Simcha Fisher, author of The Sinner’s Guide to Natural Family Planning writes for several publications and blogs daily at Aleteia. She lives in New Hampshire with her husband and ten children. Without supernatural aid, she would hardly be a human being.
It's an oldie but goodie: last year's post from Katie Wetherbee is making the rounds again. In Joy, or "Just Wait?" the author describes how she winced when she overheard a women bitterly warning a young couple about their brand new baby. "Just wait," the older woman said. Just wait until that cute little baby grows up and turns into a terrible teenager. Then we'll see how happy and proud you are!
I remember hearing comments like that when I was a new (and overwhelmed!) mom. It seemed that many parents were suffering from a chronic case of disappointment and dissatisfaction called ”Just-Wait-itis,” characterized by the inflammation of impending doom in parenthood….I felt trapped in a swirl of know-it-alls who were warning me that the worst was yet to come.
I was lucky enough to have an older sister who did regularly tell me "Just wait" -- but she meant it as an encouragement. Just wait until they're older! Yes, the baby and toddler years are sweet beyond compare; but there are all kinds of wonderful things ahead of you, too. Here are a few of the things I love about my three teenagers:
They can do stuff. Do not underestimate the sheer magic of this phrase, when you whisper it into the ear of a mom who is knee deep in baby land, and whose idea of unheard of luxury is having someone else pour the juice. Or clean up the spilled juice. Or just not need juice for ten stinking minutes. The other night, my husband and I sipped wine and nibbled on cheese and crackers while listening to Lou Reed. And where were our nine children? Oh, folding laundry in the living room. The older kids directed the younger kids. It wasn't done perfectly, but man, someone else was doing it. And I hear it just gets even more magical when your older kids can drive.

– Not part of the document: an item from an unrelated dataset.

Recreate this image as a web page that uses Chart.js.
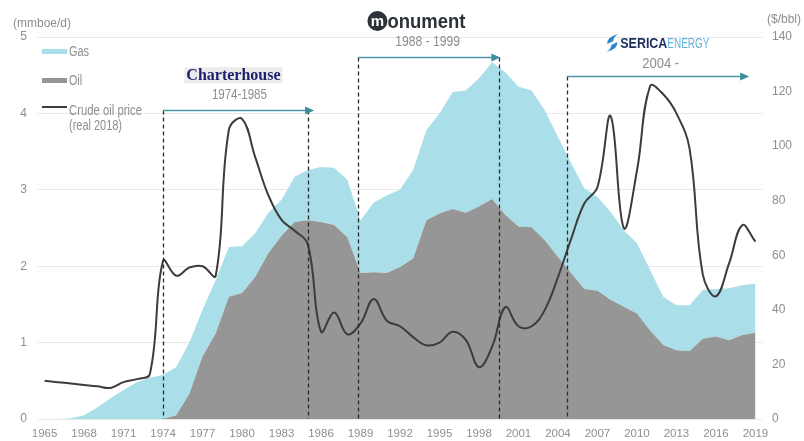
<!DOCTYPE html>
<html><head><meta charset="utf-8">
<script src="https://cdn.jsdelivr.net/npm/chart.js@4/dist/chart.umd.min.js"></script>
<style>html,body{margin:0;padding:0;background:#fff;}#wrap{width:804px;height:441px;position:relative;}</style>
</head><body><div id="wrap"><canvas id="c" width="804" height="441"></canvas></div>
<script>
const years = [1965,1966,1967,1968,1969,1970,1971,1972,1973,1974,1975,1976,1977,1978,1979,1980,1981,1982,1983,1984,1985,1986,1987,1988,1989,1990,1991,1992,1993,1994,1995,1996,1997,1998,1999,2000,2001,2002,2003,2004,2005,2006,2007,2008,2009,2010,2011,2012,2013,2014,2015,2016,2017,2018,2019];
const xTickYears = [1965,1968,1971,1974,1977,1980,1983,1986,1989,1992,1995,1998,2001,2004,2007,2010,2013,2016,2019];
// production, mmboe/d
const oil = [0,0,0,0,0,0,0,0,0,0,0.05,0.33,0.82,1.12,1.6,1.65,1.86,2.17,2.4,2.58,2.6,2.58,2.54,2.38,1.91,1.92,1.91,1.99,2.1,2.6,2.69,2.75,2.7,2.78,2.88,2.67,2.52,2.51,2.34,2.12,1.91,1.7,1.68,1.56,1.47,1.38,1.16,0.97,0.9,0.89,1.05,1.08,1.03,1.1,1.13];
const gas = [0,0,0.01,0.05,0.15,0.27,0.38,0.48,0.54,0.58,0.63,0.67,0.61,0.7,0.65,0.61,0.57,0.53,0.47,0.59,0.66,0.72,0.75,0.75,0.69,0.91,1.02,1.01,1.16,1.18,1.31,1.53,1.6,1.68,1.79,1.87,1.83,1.79,1.7,1.57,1.44,1.32,1.23,1.15,1.0,0.92,0.79,0.63,0.59,0.6,0.64,0.62,0.68,0.65,0.64];
// crude oil price, $/bbl (real 2018)
const oilPrice = [14,13.5,13,12.5,12,11.4,13.5,14.6,16.5,58,52.5,55.5,56,52.5,106,110,96,82,73,69,64,32,39,31,35,44,36,34,30,27,28,32,29,19,26.5,41,34,34,40,52,66,79,85,111,70,91,122,119,112,99,53,45,57,71,65];
const leftTicks = [0,1,2,3,4,5];
const rightTicks = [0,20,40,60,80,100,120,140];
// ownership periods
const periodLabels = ['1974-1985','1988 - 1999','2004 -'];
const periodStart = [1974,1988.8,2004.7];
const periodEnd = [1985,1999.55,null];
const periodArrowTo = [1985.4,1999.55,2018.45];

const GREY_TXT = '#8e8e8e';
const SANS = '"Liberation Sans", Arial, sans-serif';

const annot = {
  id:'annot',
  afterDatasetsDraw(chart){
    const ctx = chart.ctx, x = chart.scales.x, y = chart.scales.y, ca = chart.chartArea;
    const px = yr => x.getPixelForValue(yr - years[0]);
    const arrowLevels = [4.04,4.74,4.49];
    const textLevels = [4.24,4.93,4.64];
    const textYears = [1979.8,1994.1,2011.8];
    const textWidths = [55,65,37];
    ctx.save();
    for(let i=0;i<periodLabels.length;i++){
      const ay = Math.round(y.getPixelForValue(arrowLevels[i]))+0.5;
      const x0 = px(periodStart[i]);
      const x1 = px(periodArrowTo[i]);
      ctx.strokeStyle='#2a2a2a'; ctx.lineWidth=1.3; ctx.setLineDash([4,3]);
      const dl = [periodStart[i]]; if(periodEnd[i]!==null) dl.push(periodEnd[i]);
      dl.forEach(v=>{const xx=Math.round(px(v))+0.5; ctx.beginPath(); ctx.moveTo(xx,ay); ctx.lineTo(xx,ca.bottom); ctx.stroke();});
      ctx.setLineDash([]);
      ctx.strokeStyle='#4b98a6'; ctx.lineWidth=1.6;
      ctx.beginPath(); ctx.moveTo(x0,ay); ctx.lineTo(x1-6,ay); ctx.stroke();
      ctx.fillStyle='#3d8f9f';
      ctx.beginPath(); ctx.moveTo(x1+1,ay); ctx.lineTo(x1-8,ay-4); ctx.lineTo(x1-8,ay+4); ctx.closePath(); ctx.fill();
      ctx.fillStyle=GREY_TXT; ctx.font='14px '+SANS; ctx.textAlign='center'; ctx.textBaseline='middle';
      ctx.fillText(periodLabels[i], px(textYears[i]), y.getPixelForValue(textLevels[i]), textWidths[i]);
    }
    ctx.restore();
  },
  afterDraw(chart){
    const ctx = chart.ctx, x = chart.scales.x, y = chart.scales.y, ca = chart.chartArea;
    const px = yr => x.getPixelForValue(yr - years[0]);
    ctx.save();
    ctx.fillStyle=GREY_TXT; ctx.font='12px '+SANS; ctx.textBaseline='middle';
    ctx.textAlign='left'; ctx.fillText('(mmboe/d)', 13, ca.top-13);
    ctx.fillText('($/bbl)', 767, ca.top-17);
    // legend
    const lx = ca.left+4;
    ctx.fillStyle='#aadfe9'; ctx.fillRect(lx, ca.top+12, 25, 5);
    ctx.fillStyle='#969696'; ctx.fillRect(lx, ca.top+41, 25, 5);
    ctx.strokeStyle='#3c3c3c'; ctx.lineWidth=2; ctx.beginPath(); ctx.moveTo(lx, ca.top+70); ctx.lineTo(lx+25, ca.top+70); ctx.stroke();
    ctx.fillStyle=GREY_TXT; ctx.font='14px '+SANS; ctx.textAlign='left';
    ctx.fillText('Gas', lx+27, ca.top+15, 20);
    ctx.fillText('Oil', lx+27, ca.top+44, 13);
    ctx.fillText('Crude oil price', lx+27, ca.top+74, 73);
    ctx.fillText('(real 2018)', lx+27, ca.top+89, 53);
    // Charterhouse label
    const cx = px(1979.35), cy = y.getPixelForValue(4.5);
    ctx.fillStyle='#ececec'; ctx.fillRect(cx-49, cy-8, 98, 16);
    ctx.fillStyle='#1c1f6b'; ctx.font='bold 16px "Liberation Serif", "DejaVu Serif", serif'; ctx.textAlign='center';
    ctx.fillText('Charterhouse', cx, cy+1, 96);
    // monument logo
    const mx = px(1993.4), my = ca.top-16;
    ctx.fillStyle='#2c3238'; ctx.beginPath(); ctx.arc(mx-41, my, 10, 0, Math.PI*2); ctx.fill();
    ctx.fillStyle='#ffffff'; ctx.font='bold 15px '+SANS; ctx.textAlign='center'; ctx.fillText('m', mx-41, my+1);
    ctx.fillStyle='#2c3238'; ctx.font='bold 20px '+SANS; ctx.textAlign='left'; ctx.fillText('onument', mx-31, my+1, 78);
    // Serica logo
    const sx = px(2011.7)-55, sy = y.getPixelForValue(4.92);
    ctx.fillStyle='#2f86c6';
    ctx.beginPath(); ctx.moveTo(sx+14, sy-9); ctx.quadraticCurveTo(sx+2, sy-6, sx+3, sy+1); ctx.lineTo(sx+9, sy-2); ctx.quadraticCurveTo(sx+9, sy-6, sx+14, sy-9); ctx.fill();
    ctx.beginPath(); ctx.moveTo(sx+2, sy+9); ctx.quadraticCurveTo(sx+14, sy+6, sx+13, sy-1); ctx.lineTo(sx+7, sy+2); ctx.quadraticCurveTo(sx+7, sy+6, sx+2, sy+9); ctx.fill();
    ctx.fillStyle='#1e2f5c'; ctx.font='bold 15px '+SANS; ctx.textAlign='left'; ctx.fillText('SERICA', sx+16, sy+1, 47);
    ctx.fillStyle='#63b3dc'; ctx.font='15px '+SANS; ctx.fillText('ENERGY', sx+63, sy+1, 42);
    ctx.restore();
  }
};

new Chart(document.getElementById('c'), {
  type:'line',
  data:{ labels: years.map(String), datasets:[
    {label:'Crude oil price (real 2018)', data: oilPrice, yAxisID:'y1', borderColor:'#3c3c3c', borderWidth:2, pointRadius:0, tension:0.4, fill:false, order:0},
    {label:'Oil', data: oil, yAxisID:'y', backgroundColor:'#969696', borderColor:'rgba(0,0,0,0)', borderWidth:0, pointRadius:0, tension:0, fill:'origin', order:1, stack:'prod'},
    {label:'Gas', data: gas, yAxisID:'y', backgroundColor:'#aadfe9', borderColor:'rgba(0,0,0,0)', borderWidth:0, pointRadius:0, tension:0, fill:'-1', order:1, stack:'prod'}
  ]},
  options:{
    responsive:false, animation:false, devicePixelRatio:1,
    layout:{padding:{top:37,left:0,right:0,bottom:0}},
    plugins:{legend:{display:false}, tooltip:{enabled:false}},
    scales:{
      x:{type:'category', offset:true, grid:{display:false, drawTicks:false}, border:{display:false},
         ticks:{autoSkip:false, maxRotation:0, minRotation:0, padding:8, color:GREY_TXT, font:{family:SANS, size:11.5},
           callback:(v,i)=> xTickYears.includes(years[i]) ? String(years[i]) : ''},
         afterFit:s=>{s.height=22;}},
      y:{position:'left', stacked:true, min:0, max:5,
         afterBuildTicks:s=>{s.ticks = leftTicks.map(v=>({value:v}));},
         ticks:{padding:11, color:GREY_TXT, font:{family:SANS, size:12}},
         grid:{color:'#e9e9e9', drawTicks:false, lineWidth:1}, border:{display:false},
         afterFit:s=>{s.width=38;}},
      y1:{position:'right', min:0, max:140,
         afterBuildTicks:s=>{s.ticks = rightTicks.map(v=>({value:v}));},
         ticks:{padding:10, color:GREY_TXT, font:{family:SANS, size:12}},
         grid:{display:false, drawTicks:false}, border:{display:false},
         afterFit:s=>{s.width=42;}}
    }
  },
  plugins:[annot]
});
</script></body></html>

They can teach younger kids stuff. While it's heartwarming and so on to teach your first child to tie her own shoes, the glow has faded somewhat by the time you're bending over your sixth or seventh little pair of feet. When older kids taek over and teach younger kids, it's a win-win-win: good for the little kid, who learns something; good for the older kid, who learns patience and feels important; and good for you, who gets to sit back and feel proud.
There are so many treats to share as your kids get more mature, their tastes broaden, and their minds are ready to digest more than the simplest meals. You've read them Narnia; now introduce them to Perelandra. They've mastered making scrambled eggs; now you can turn them loose with a cookbook and see what happens. Their tastes have been formed by the early Beatles; now let's see what they make of David Bowie. They thought Jurassic Park was scary; put the younger set to bed and fire up Signs. I'm always happy to return to childhood classics with the little guys, but my husband and I love talking about what the big kids are ready for now.

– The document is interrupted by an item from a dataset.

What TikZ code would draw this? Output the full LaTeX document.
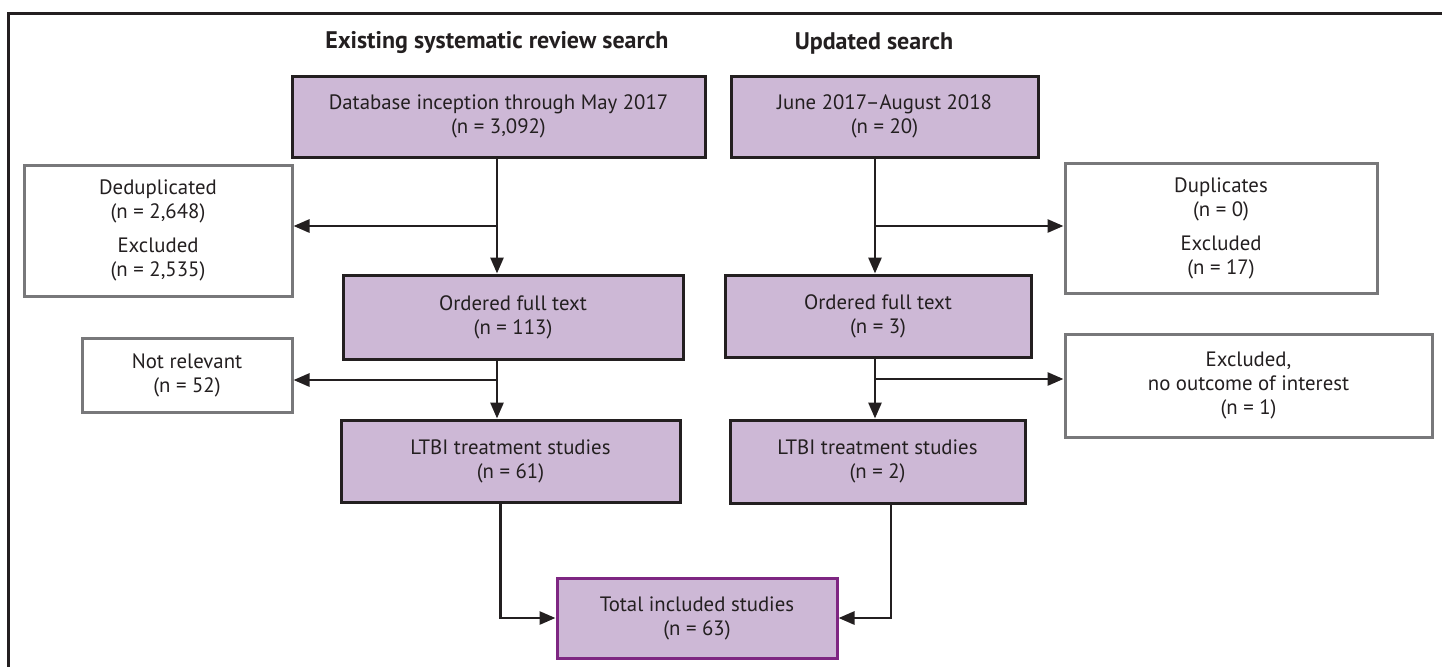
\documentclass[tikz,border=0pt]{standalone}
\usepackage{fontspec}
\setmainfont{PT Sans}
\usetikzlibrary{arrows.meta}
\definecolor{lilac}{RGB}{205, 184, 214}
\definecolor{ink}{RGB}{35, 31, 32}
\definecolor{greyline}{RGB}{120, 120, 122}
\definecolor{plum}{RGB}{126, 38, 130}
\tikzset{
    stagebox/.style={draw=ink, line width=1.5pt, fill=lilac, align=center, text=ink, font=\fontsize{10.4}{12}\selectfont},
    dropbox/.style={draw=greyline, line width=1.5pt, fill=white, align=center, text=ink, font=\fontsize{10.4}{12}\selectfont},
    arr/.style={draw=ink, line width=1.4pt, -{Triangle[length=8pt,width=6.5pt]}},
    heading/.style={font=\bfseries\fontsize{12}{14}\selectfont, text=ink}
}

\begin{document}
\begin{tikzpicture}[x=0.5pt, y=-0.5pt]
    \useasboundingbox (0, 0) rectangle (1442, 666);
    \draw[ink, line width=1.5pt] (8, 13) rectangle (1470, 700);

    \node[heading] (headL) at (497, 43) {Existing systematic review search};
    \node[heading] (headR) at (874, 43) {Updated search};

    % left column
    \node[stagebox, minimum width=206.5pt, minimum height=40.5pt] (srcL) at (498.5, 116.5) {Database inception through May 2017\\(n = 3,092)};
    \node[dropbox, minimum width=134pt, minimum height=65.5pt] (dedup) at (158, 230.5) {Deduplicated\\(n = 2,648)\\[5pt]Excluded\\(n = 2,535)};
    \node[stagebox, minimum width=170pt, minimum height=42pt] (fullL) at (513, 317) {Ordered full text\\(n = 113)};
    \node[dropbox, minimum width=105pt, minimum height=37pt] (notrel) at (187, 375) {Not relevant\\(n = 52)};
    \node[stagebox, minimum width=169.5pt, minimum height=41pt] (ltbiL) at (510.5, 461) {LTBI treatment studies\\(n = 61)};

    % right column
    \node[stagebox, minimum width=153.5pt, minimum height=40.5pt] (srcR) at (884.5, 116.5) {June 2017--August 2018\\(n = 20)};
    \node[dropbox, minimum width=156pt, minimum height=65pt] (dupl) at (1221, 228) {Duplicates\\(n = 0)\\[5pt]Excluded\\(n = 17)};
    \node[stagebox, minimum width=153pt, minimum height=41pt] (fullR) at (878, 316) {Ordered full text\\(n = 3)};
    \node[dropbox, minimum width=183.5pt, minimum height=51.5pt] (noout) at (1248.5, 385.5) {Excluded,\\no outcome of interest\\(n = 1)};
    \node[stagebox, minimum width=147.5pt, minimum height=41.5pt] (ltbiR) at (877.5, 461.5) {LTBI treatment studies\\(n = 2)};

    \node[stagebox, draw=plum, minimum width=140pt, minimum height=40pt] (total) at (697, 618) {Total included studies\\(n = 63)};

    \coordinate (splitA) at (497, 226);
    \coordinate (splitB) at (497, 380);
    \coordinate (splitC) at (875, 226);
    \coordinate (splitD) at (875, 379);

    \draw[arr] (splitA |- srcL.south) -- (splitA |- fullL.north);
    \draw[arr] (splitA) -- (splitA -| dedup.east);
    \draw[arr] (splitB |- fullL.south) -- (splitB |- ltbiL.north);
    \draw[arr] (splitB) -- (splitB -| notrel.east);

    \draw[arr] (splitC |- srcR.south) -- (splitC |- fullR.north);
    \draw[arr] (splitC) -- (splitC -| dupl.west);
    \draw[arr] (splitD |- fullR.south) -- (splitD |- ltbiR.north);
    \draw[arr] (splitD) -- (splitD -| noout.west);

    \draw[arr] ([xshift=-5pt]ltbiL.south) |- (total.west);
    \draw[arr] ([xshift=6.75pt]ltbiR.south) |- (total.east);
\end{tikzpicture}
\end{document}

They are just like us. One of the hardest -- and most fruitful -- parts about raising kids is watching them do, say, and think the exact same dumb things that you remember doing, saying, and thinking at their age. What could possibly be good about this? A few things. First, if you felt (like 100% of teenagers) like nobody understood you, then maybe you can take that insight, dig a little deeper and do a little better with your own kid. You can't fix the past, but you get a second chance with the present.

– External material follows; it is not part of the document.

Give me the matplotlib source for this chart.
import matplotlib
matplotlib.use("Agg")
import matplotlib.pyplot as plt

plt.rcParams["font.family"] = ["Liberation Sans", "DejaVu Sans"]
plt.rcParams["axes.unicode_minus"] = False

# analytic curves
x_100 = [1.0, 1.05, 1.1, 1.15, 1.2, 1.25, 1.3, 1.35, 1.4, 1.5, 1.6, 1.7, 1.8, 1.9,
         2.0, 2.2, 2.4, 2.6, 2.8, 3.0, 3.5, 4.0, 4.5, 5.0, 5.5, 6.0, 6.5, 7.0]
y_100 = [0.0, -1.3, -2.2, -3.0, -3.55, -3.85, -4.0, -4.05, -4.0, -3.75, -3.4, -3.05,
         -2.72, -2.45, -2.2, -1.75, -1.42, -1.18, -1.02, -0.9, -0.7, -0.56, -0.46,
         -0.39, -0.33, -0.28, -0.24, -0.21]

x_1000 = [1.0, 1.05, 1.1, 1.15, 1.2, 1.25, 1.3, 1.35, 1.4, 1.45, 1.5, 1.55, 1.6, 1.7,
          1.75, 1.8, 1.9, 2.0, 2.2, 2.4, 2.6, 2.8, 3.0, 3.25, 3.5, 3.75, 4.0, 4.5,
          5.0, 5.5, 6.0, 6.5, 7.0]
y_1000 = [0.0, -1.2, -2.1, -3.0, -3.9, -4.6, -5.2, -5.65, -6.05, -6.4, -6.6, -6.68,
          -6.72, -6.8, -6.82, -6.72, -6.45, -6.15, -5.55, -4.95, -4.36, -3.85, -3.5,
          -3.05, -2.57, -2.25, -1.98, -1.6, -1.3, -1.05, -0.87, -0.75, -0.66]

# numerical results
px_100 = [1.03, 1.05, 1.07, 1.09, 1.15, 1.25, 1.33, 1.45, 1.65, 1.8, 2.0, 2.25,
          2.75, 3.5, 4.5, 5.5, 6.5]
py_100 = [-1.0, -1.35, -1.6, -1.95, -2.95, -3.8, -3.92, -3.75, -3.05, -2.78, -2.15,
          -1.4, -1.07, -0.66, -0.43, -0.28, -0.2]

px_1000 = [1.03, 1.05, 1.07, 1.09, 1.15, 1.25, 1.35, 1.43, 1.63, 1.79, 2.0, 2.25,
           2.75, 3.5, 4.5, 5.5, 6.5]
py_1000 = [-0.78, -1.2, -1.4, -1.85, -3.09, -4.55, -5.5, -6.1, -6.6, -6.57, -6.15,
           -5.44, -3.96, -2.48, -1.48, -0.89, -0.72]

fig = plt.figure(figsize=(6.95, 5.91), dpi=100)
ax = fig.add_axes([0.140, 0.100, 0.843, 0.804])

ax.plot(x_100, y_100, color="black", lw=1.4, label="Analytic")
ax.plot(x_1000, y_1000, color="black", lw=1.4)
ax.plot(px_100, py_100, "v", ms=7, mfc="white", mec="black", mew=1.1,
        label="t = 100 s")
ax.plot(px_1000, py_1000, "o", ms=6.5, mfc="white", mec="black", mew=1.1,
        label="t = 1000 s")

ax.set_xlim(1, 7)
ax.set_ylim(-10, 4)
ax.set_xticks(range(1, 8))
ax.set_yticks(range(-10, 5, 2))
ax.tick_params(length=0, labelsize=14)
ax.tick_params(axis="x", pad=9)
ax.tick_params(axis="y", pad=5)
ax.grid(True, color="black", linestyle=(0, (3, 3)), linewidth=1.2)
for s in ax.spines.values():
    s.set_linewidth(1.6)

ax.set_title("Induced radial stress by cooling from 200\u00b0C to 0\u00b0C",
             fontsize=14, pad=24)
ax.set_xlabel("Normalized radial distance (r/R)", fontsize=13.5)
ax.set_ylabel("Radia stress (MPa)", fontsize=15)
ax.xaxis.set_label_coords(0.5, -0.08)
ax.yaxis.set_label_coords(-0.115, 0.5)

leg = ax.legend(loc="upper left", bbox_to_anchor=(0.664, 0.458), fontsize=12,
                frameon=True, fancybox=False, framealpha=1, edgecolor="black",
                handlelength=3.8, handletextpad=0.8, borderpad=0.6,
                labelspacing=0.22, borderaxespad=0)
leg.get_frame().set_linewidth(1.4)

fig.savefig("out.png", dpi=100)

Or second, maybe you can reach back and apply a little balm of understanding to the past. Your own parents found you intolerable as a teen? That's because, you suddenly realize, you were genuinely intolerable. It's just easier to see now that you're on the other end of it. If your parents are still alive, it wouldn't hurt to send them a note to say that you have a little more sympathy for what you went through together when you were a teen.
They are nothing like us. Depending on how you approach it, this one is even more exciting, or more frustrating, than recognizing similarities. When my kids do or say something that gives me mental whiplash, I sometimes realize that I'm meeting a little bit of my husband that I never knew before. This is a great privilege, because I love this man, and the more I know him, the more I like him. More than once, I go to him with a baffling story about one of our kids, and he says, "Oh yeah, I remember thinking that." And I had no idea!
And of course they are their own people, not just a composite of him and me. And that is probably the most thrilling of all.
Yes, there are trials and strains that come with the teenager years. You will probably find yourself breathless with shock at some of the thoughtless, selfish, even barbaric things they do. And there are new problems: Dating! Parties! Cell phones! Sneakiness! But there are so many joys to come, things you never anticipated. Why would it be nothing but suffering and trials? They're still your kids, and you will still love them. Just wait!